Actant la défaite de son parti, Renaissance, Emmanuel Macron a annoncé la dissolution de l’Assemblée nationale et un nouveau passage aux urnes dans moins de trois semaines pour élire de nouveaux députés. L’occasion pour le Café pédagogique de revenir sur le programme de Marine Le Pen, alors candidate à la présidence.
Dans le programme du parti d’extrême droite, l’école est le lieu de la bataille idéologique : vision passéiste et rétrograde, lutte contre le wokisme, mis au pas des enseignants et enseignantes, retour de l’autorité, fin du collège unique…

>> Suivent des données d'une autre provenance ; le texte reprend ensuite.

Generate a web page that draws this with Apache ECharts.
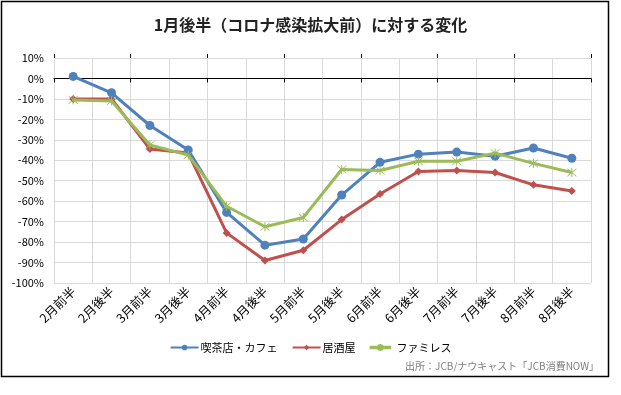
<!DOCTYPE html>
<html>
<head>
<meta charset="utf-8">
<script src="https://cdn.jsdelivr.net/npm/echarts@6/dist/echarts.min.js"></script>
<style>
html,body{margin:0;padding:0;background:#fff;}
#c{width:621px;height:395px;}
</style>
</head>
<body>
<div id="c"></div>
<script>
const categories = ['2月前半','2月後半','3月前半','3月後半','4月前半','4月後半','5月前半','5月後半','6月前半','6月後半','7月前半','7月後半','8月前半','8月後半'];
const cafe = [1, -7, -23, -35, -65.5, -81.5, -78.5, -57, -41, -37, -36, -38, -34, -39];
const izakaya = [-10, -10, -34.5, -36.5, -75.5, -89, -84, -69, -56.5, -45.5, -45, -46, -52, -55];
const famires = [-10.5, -11, -32.5, -37.5, -62.5, -72.5, -68, -44.5, -45, -40.5, -40.5, -36.5, -41.5, -46];
const seriesNames = ['喫茶店・カフェ','居酒屋','ファミレス'];
const titleText = '1月後半（コロナ感染拡大前）に対する変化';
const sourceText = '出所：JCB/ナウキャスト「JCB消費NOW」';

const FONT = '"Noto Sans CJK JP", "Noto Sans", sans-serif';
const asterisk = 'path://M0,0L10,10M10,0L0,10M5,-1L5,11';
const asteriskLegend = 'path://M0,4L28,4L28,6L0,6Z M10.5,1.5L17.5,8.5 M17.5,1.5L10.5,8.5 M14,0L14,10';
const chart = echarts.init(document.getElementById('c'), null, {renderer:'canvas'});
const baseCat = {
  type:'category', data:categories, boundaryGap:true,
  axisLabel:{show:false}, splitLine:{show:false}
};
chart.setOption({
  animation:false,
  backgroundColor:'#fff',
  textStyle:{fontFamily:FONT},
  title:{
    text:titleText, left:'center', top:12,
    textStyle:{fontFamily:FONT, fontSize:16, fontWeight:'bold', color:'#222'}
  },
  legend:{
    data:[seriesNames[0], seriesNames[1], {name:seriesNames[2], icon:asteriskLegend}],
    left:'center', top:337, itemWidth:28, itemHeight:7, itemGap:14,
    textStyle:{fontFamily:FONT, fontSize:11, color:'#000', padding:[0,0,0,-3]}
  },
  grid:{left:54, right:30, top:58, bottom:112, containLabel:false},
  xAxis:[
    Object.assign({}, baseCat, {
      position:'bottom',
      axisLine:{show:false, onZero:false},
      axisTick:{show:false},
      axisLabel:{show:true, rotate:45, fontSize:12.5, color:'#000', margin:6, interval:0, fontFamily:FONT},
      splitLine:{show:true, lineStyle:{color:'#d9d9d9', width:1}}
    }),
    Object.assign({}, baseCat, {
      position:'bottom',
      axisLine:{show:true, onZero:true, lineStyle:{color:'#000', width:1}},
      axisTick:{show:true, length:4, lineStyle:{color:'#000'}}
    }),
    Object.assign({}, baseCat, {
      position:'top',
      axisLine:{show:false, onZero:true},
      axisTick:{show:true, length:4, lineStyle:{color:'#000'}}
    })
  ],
  yAxis:{
    type:'value', min:-100, max:10, interval:10,
    axisLine:{show:false}, axisTick:{show:false},
    axisLabel:{formatter:'{value}%', fontSize:11, color:'#000', margin:10, fontFamily:FONT},
    splitLine:{show:true, lineStyle:{color:'#d9d9d9', width:1}}
  },
  series:[
    {name:seriesNames[0], type:'line', data:cafe, symbol:'circle', symbolSize:9,
     lineStyle:{color:'#4f81bd', width:3}, itemStyle:{color:'#4f81bd'}, z:3},
    {name:seriesNames[1], type:'line', data:izakaya, symbol:'diamond', symbolSize:8,
     lineStyle:{color:'#c0504d', width:3}, itemStyle:{color:'#c0504d'}, z:2},
    {name:seriesNames[2], type:'line', data:famires, symbol:asterisk, symbolSize:9,
     lineStyle:{color:'#9bbb59', width:3}, itemStyle:{color:'#9bbb59', borderColor:'#9bbb59', borderWidth:1}, z:4}
  ],
  graphic:[
    {type:'rect', shape:{x:1.5, y:1.5, width:607, height:375}, style:{fill:null, stroke:'#000', lineWidth:1.5}, silent:true, z:-1},
    {type:'text', right:22, top:361, style:{text:sourceText, fill:'#7f7f7f', fontSize:10, fontFamily:FONT}}
  ]
});
</script>
</body>
</html>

La mesure 15 du programme du Rassemblement national, celle sur l’éducation, est titrée « Restaurer notre système éducatif pour qu’il retrouve sa mission de transmission des savoirs ». Quatre points illustrent cette volonté : « remettre au cœur des programmes l’enseignement du français, des mathématiques et de l’histoire ; revaloriser les salaires des enseignants et enseignantes et refonder leur formation ; rétablir l’autorité de l’institution scolaire par l’instauration d’un uniforme au primaire et au collège tout en sanctionnant les absences et les incivilités » et « supprimer la bureaucratie de l’Éducation nationale pour libérer des moyens financiers, réduire les effectifs des classes et arrêter les fermetures d’écoles ».

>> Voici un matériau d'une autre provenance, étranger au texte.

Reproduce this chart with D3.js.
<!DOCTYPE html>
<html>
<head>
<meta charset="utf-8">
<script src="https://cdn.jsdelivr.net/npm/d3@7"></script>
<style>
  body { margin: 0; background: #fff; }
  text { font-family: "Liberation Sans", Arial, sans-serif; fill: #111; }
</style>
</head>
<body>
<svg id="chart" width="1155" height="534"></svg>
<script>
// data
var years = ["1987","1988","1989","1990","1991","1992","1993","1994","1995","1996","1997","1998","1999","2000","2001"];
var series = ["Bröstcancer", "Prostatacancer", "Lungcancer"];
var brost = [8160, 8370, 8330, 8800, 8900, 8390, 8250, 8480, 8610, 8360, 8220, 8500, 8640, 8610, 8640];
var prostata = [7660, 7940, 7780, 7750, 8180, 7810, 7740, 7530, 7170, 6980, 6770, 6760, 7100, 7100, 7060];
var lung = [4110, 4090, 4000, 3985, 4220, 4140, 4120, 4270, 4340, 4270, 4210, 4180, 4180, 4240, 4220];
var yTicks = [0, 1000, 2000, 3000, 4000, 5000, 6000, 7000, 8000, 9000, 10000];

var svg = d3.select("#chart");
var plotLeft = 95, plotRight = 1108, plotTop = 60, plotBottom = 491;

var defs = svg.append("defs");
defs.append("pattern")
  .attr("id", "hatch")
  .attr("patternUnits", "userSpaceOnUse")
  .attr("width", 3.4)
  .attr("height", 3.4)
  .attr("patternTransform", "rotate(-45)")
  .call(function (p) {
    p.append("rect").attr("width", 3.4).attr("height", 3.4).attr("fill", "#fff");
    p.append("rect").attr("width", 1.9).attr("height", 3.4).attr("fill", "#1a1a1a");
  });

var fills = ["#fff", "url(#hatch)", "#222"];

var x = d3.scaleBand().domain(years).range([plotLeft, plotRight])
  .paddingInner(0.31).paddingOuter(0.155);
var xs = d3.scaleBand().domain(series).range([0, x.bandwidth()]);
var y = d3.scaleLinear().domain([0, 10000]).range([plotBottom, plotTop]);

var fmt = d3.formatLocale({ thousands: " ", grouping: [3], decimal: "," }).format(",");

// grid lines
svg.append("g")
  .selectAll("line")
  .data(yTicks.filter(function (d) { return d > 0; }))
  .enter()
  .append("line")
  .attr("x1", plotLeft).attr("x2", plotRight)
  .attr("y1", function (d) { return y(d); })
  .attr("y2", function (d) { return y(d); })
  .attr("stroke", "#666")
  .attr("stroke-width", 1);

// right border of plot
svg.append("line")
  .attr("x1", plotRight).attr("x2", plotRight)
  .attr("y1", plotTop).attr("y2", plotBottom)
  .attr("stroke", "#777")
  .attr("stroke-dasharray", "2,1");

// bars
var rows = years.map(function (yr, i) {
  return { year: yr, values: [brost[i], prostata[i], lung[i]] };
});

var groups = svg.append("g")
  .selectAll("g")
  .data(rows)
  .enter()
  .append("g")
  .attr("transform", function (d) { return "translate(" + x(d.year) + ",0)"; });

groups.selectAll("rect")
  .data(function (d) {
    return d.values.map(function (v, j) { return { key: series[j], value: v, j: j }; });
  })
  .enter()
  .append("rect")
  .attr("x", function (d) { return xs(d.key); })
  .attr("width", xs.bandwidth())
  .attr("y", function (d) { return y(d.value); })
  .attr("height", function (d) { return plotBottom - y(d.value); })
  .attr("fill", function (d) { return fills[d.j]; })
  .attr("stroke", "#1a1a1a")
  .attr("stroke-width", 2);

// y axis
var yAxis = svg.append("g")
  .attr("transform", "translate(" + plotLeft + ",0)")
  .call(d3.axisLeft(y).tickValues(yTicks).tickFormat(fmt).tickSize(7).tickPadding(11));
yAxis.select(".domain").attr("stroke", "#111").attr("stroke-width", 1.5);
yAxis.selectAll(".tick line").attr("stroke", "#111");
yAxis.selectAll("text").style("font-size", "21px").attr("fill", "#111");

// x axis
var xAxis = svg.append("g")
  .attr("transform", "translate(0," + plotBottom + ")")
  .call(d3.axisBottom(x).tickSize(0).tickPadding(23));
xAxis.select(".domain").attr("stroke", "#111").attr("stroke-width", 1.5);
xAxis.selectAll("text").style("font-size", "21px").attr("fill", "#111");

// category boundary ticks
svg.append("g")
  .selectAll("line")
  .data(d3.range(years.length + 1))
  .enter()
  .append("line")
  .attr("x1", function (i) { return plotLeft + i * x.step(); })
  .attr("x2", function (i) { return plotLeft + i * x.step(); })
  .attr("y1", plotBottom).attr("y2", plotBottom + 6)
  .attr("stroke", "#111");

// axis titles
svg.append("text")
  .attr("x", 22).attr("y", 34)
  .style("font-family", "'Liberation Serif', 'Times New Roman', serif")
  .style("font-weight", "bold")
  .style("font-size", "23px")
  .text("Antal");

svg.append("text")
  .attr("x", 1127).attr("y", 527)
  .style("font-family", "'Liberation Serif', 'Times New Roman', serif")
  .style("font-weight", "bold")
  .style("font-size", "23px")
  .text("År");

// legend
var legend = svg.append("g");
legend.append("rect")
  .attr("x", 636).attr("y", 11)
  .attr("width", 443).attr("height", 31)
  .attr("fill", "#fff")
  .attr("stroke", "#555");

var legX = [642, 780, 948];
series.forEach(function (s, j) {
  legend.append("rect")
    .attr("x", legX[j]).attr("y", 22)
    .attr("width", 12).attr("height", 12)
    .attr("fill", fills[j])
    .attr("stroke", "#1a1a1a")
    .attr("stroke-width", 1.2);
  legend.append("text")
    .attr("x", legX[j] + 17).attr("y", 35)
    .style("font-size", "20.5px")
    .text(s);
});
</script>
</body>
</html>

Dès la 5ème, davantage de sélection et moins de mixité sociale
De ce programme, on retiendra plusieurs mesures. La fin des dédoublements avec un plafonnement des effectifs par classe, 20 pour le primaire, 30 pour les collèges et les lycées. À l’école primaire, l’enseignement serait recentré sur les fondamentaux français, mathématiques et histoire et les journées rallongées d’une heure (soit 5 heures de classe en plus – alors que la France est déjà la championne du nombre d’heures de cours…). L’équipe de campagne de la candidate d’alors expliquait, lors d’une conférence de presse à laquelle assistait le café pédagogique le 14 avril 2022, qu’il « faut mettre fin à toutes ces expériences pédagogistes qui mettent en action les élèves ».

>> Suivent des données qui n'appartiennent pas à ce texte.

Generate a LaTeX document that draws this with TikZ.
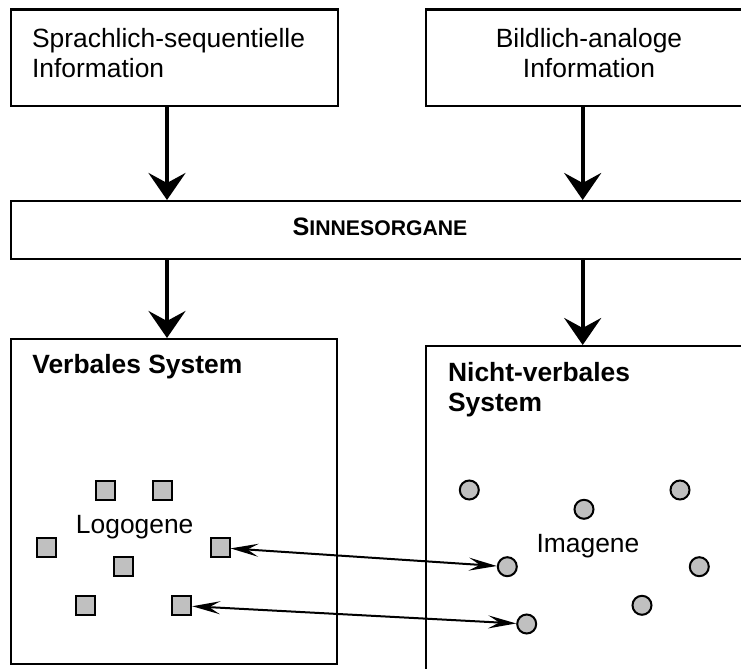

Au collège, c’est dès la cinquième que les élèves découvriraient les métiers pour une orientation vers l’apprentissage et la voie professionnelle dès 14 ans. Et pour ceux – majoritairement issus de classes populaires – qui arriveraient jusqu’en troisième, peu de chance qu’ils accèdent au lycée. L’équipe de campagne évoquait un diplôme national du brevet comme un « examen qui déciderait de l’orientation ».
« Le collège unique est une machine à échec », indiquait le programme du Rassemblement national. « Il ne permet pas de pallier les difficultés des élèves en décrochage et, pire encore, il entretient une dynamique dans laquelle les formations dispensées à partir du lycée ne sont pas en adéquation avec les besoins de l’économie. Pour redonner au collège une place centrale dans la réussite des élèves, le diplôme national du brevet deviendra donc un examen d’orientation post 3e : en fonction des résultats de l’élève et de ses bulletins scolaires, celui-ci sera orienté vers l’enseignement général et technologique, vers l’enseignement professionnel ou vers l’enseignement des métiers par l’apprentissage ».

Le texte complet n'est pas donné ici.